Leonardo da Vinci (Figure 1) is not usually known for his astrophysics. Yet this remarkable individual -- the quintessential "Renaissance Man" -- made quite a few pronouncements related to astronomy and astrophysics.
Figure 1. Portrait of Leonardo da Vinci by the painter Francesco Melzi.
While many of Leonardo's statements proved eventually to be wrong, some of them do demonstrate his immense intellectual curiosity, his unusually keen power of observation, and his ability to distill simple conclusions even from complex data.
Take, for instance, his crisp description of the Sun: "The Sun has substance, shape, movement, radiance, heat and generative power; and these qualities all emanate from itself without its diminution." Indeed, the timescale on which the Sun evolves (about ten billion years) is so long, that it would appear unchanged during a human lifetime. Similarly, Leonardo addressed the question of whether the Sun is hot: "Some say that the Sun is not hot because it is not the color of fire is much paler and clearer. To these we may reply that when liquified bronze is at its maximum of heat it most resembles the Sun in color, and when it is less hot it has more the color of fire."
Generally, Leonardo's interest in astronomy stemmed primarily from his attentiveness to vision and to optics. Still, he owned a copy of Ptolemy's "Cosmography", as well as a book by the medieval Persian astronomer Abu Mashar.

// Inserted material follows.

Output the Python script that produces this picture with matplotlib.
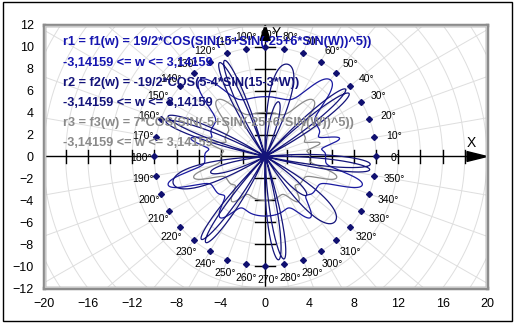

One area in which Leonardo anticipated the later findings by Galileo, and clearly departed from the Aristotelian views of his time, concerned the nature of the Moon. Unlike Aristotle, who made a clear distinction between the "terrestrial" and the "celestial", Leonardo concluded that there is no real difference between the Earth and the Moon: "If you were on the Moon... , our Earth would appear to you to make the same effect as does the Moon." He further stated that: "The Moon is not luminous in itself. It does not shine without the Sun."
Leonardo also pointed out contradictions in the many erroneous ideas that existed about the spots seen on the lunar surface. Thus he declared, for instance, "some have said that vapors are given off from the Moon after the manner of clouds, and are interposed between the Moon and our eyes. If this were the case these spots would never be fixed either as to position or shape; and when the Moon was seen from different points, even although these spots did not alter their position, they would change their shape."
Figure 2. A page from Leonardo's notebook, showing a sketch and accompanying text that may be related to the design of a telescope.
A question that has intrigued many Leonardo scholars was whether or not he had ever attempted to design a telescope. After examining much of the evidence, my personal (non-professional) conclusion is that while Leonardo certainly explored some of the theoretical aspects involved in the construction of telescopes (and he even made such statements as: "Construct glasses to see the Moon magnified"), he never actually built one. Figure 2 presents a sketch from Leonardo's notebook, accompanied by text part of which reads: "eyeglass of crystal thick at the sizes at ounce of an ounce." Leonardo researcher Domenico Argentieri found the full text to be suggestive of a design of a telescope.
To conclude, Leonardo was definitely not an astronomer, but he was fascinated by nature, and he did not hesitate to attempt to provide explanations for natural phenomena, or to suggest tools that could help decipher nature's secrets.